Trump in public: USA, USA; in private, pleads with Asian and Euro allies for help, UK media reports

While publicly proclaiming that the United States is self-sufficient and would be able to combat the Covid-19 pandemic on its own, behind closed doors, President Donald Trump’s administration has been appealing to its allies for help, according to UK-based The Guardian.

President Donald Trump
U.S. President Donald Trump speaks during a Coronavirus Task Force news conference in the briefing room of the White House in Washington, D.C., U.S., on Tuesday, March 24, 2020. Trump said he envisions “packed” U.S. churches on Easter Sunday as he described his ambition to abandon stringent public-health measures to combat the coronavirus outbreak and re-open the economy in mid-April. Photographer: Oliver Contreras/SIPA/Bloomberg

Wednesday, 25 Mar 2020

“We should never be reliant on a foreign country for the means of our own survival, ” the UK portal quoted him as saying at a White House briefing on Tuesday (March 24).

“America will never be a supplicant nation, ” he said.

However behind the scenes, the administration has approached Asian and European partners to secure supplies of testing kits and other medical equipment that are in desperately short supply in the United States, The Guardian said.

On Tuesday, Trump spoke by phone with South Korea President Moon Jae-in, asking if his country could supply medical equipment, it added.

The official White House account made no mention of the request, but according to the South Korean presidency, the Blue House, the call was made at Trump’s “urgent request”.

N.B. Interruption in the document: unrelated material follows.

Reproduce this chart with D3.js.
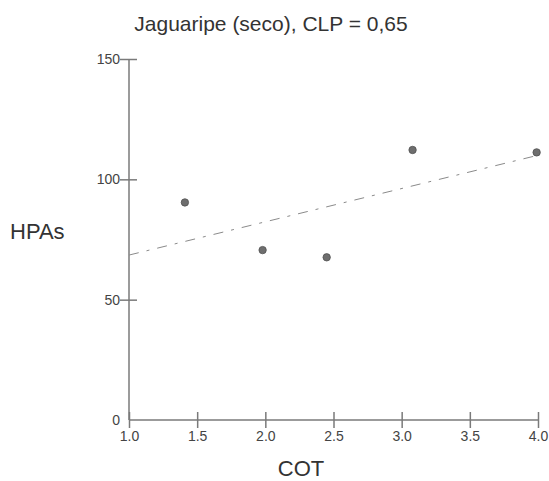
<!DOCTYPE html>
<html>
<head>
<meta charset="utf-8">
<script src="https://cdn.jsdelivr.net/npm/d3@7"></script>
<style>
  body { margin: 0; background: #fff; }
  text { font-family: "Liberation Sans", Arial, sans-serif; fill: #333; }
  .axis path, .axis line { stroke: #7a7a7a; stroke-width: 1.5; }
  .axis text { font-size: 14px; fill: #444; }
</style>
</head>
<body>
<svg></svg>
<script>
var title = "Jaguaripe (seco), CLP = 0,65";
var xLabel = "COT";
var yLabel = "HPAs";

// COT values and HPAs values
var cot = [1.41, 1.98, 2.45, 3.08, 3.99];
var hpas = [90.4, 70.6, 67.6, 112.2, 111.2];

var xTicks = [1.0, 1.5, 2.0, 2.5, 3.0, 3.5, 4.0];
var yTicks = [0, 50, 100, 150];

var W = 549, H = 481;
var margin = { top: 59, right: 11, bottom: 61, left: 129 },
    width = W - margin.left - margin.right,
    height = H - margin.top - margin.bottom;

var svg = d3.select("svg")
    .attr("width", W)
    .attr("height", H);

var g = svg.append("g")
    .attr("transform", "translate(" + margin.left + "," + margin.top + ")");

var x = d3.scaleLinear().domain([1, 4]).range([0, width]);
var y = d3.scaleLinear().domain([0, 150]).range([height, 0]);

// x axis, ticks crossing the line
var xAxis = g.append("g")
    .attr("class", "axis")
    .attr("transform", "translate(0," + height + ")")
    .call(d3.axisBottom(x).tickValues(xTicks).tickFormat(d3.format(".1f")).tickSize(0).tickPadding(11));
xAxis.select(".domain").attr("d", "M0,0H" + width);
xAxis.selectAll(".tick line").attr("y1", -8).attr("y2", 8);

// y axis
var yAxis = g.append("g")
    .attr("class", "axis")
    .call(d3.axisLeft(y).tickValues(yTicks).tickSize(0).tickPadding(9));
yAxis.select(".domain").attr("d", "M0," + height + "V0");
yAxis.selectAll(".tick line").attr("x1", -9).attr("x2", 8)
    .filter(function(d) { return d === 0; }).remove();

// regression line from the data
var mx = d3.mean(cot), my = d3.mean(hpas);
var sxy = d3.sum(cot, function(v, i) { return (v - mx) * (hpas[i] - my); });
var sxx = d3.sum(cot, function(v) { return (v - mx) * (v - mx); });
var slope = sxy / sxx, icpt = my - slope * mx;
var fit = x.domain().map(function(v) { return [v, icpt + slope * v]; });

g.append("path")
    .datum(fit)
    .attr("d", d3.line().x(function(d) { return x(d[0]); }).y(function(d) { return y(d[1]); }))
    .style("fill", "none")
    .style("stroke", "#8a8a8a")
    .style("stroke-width", 1)
    .style("stroke-dasharray", "10,8,3,8");

g.selectAll(".dot")
    .data(cot)
    .enter().append("circle")
    .attr("class", "dot")
    .attr("cx", function(d) { return x(d); })
    .attr("cy", function(d, i) { return y(hpas[i]); })
    .attr("r", 3.7)
    .style("fill", "#6e6e6e")
    .style("stroke", "#505050")
    .style("stroke-width", 0.8);

svg.append("text")
    .attr("x", 271)
    .attr("y", 31)
    .style("text-anchor", "middle")
    .style("font-size", "21px")
    .text(title);

svg.append("text")
    .attr("x", 10)
    .attr("y", 239)
    .style("font-size", "22px")
    .text(yLabel);

svg.append("text")
    .attr("x", 301)
    .attr("y", 476)
    .style("text-anchor", "middle")
    .style("font-size", "22px")
    .text(xLabel);
</script>
</body>
</html>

As of last week, South Korea had tested 270,000 people (one in 19 of the population) since the beginning of the outbreak while the United States has performed 266,000 tests (only one in 1,230) in the past eight days, The Guardian reported.

The UK outlet also noted that earlier this month, German officials said they had fended off a Trump administration offer to buy exclusive access to a potential vaccine being developed by a German company, CureVac.

The newspaper Welt am Sonntag had quoted an unidentified German government source as saying Trump was trying to secure the scientists’ work exclusively, and would do anything to get a vaccine for the United States, “but only for the United States”.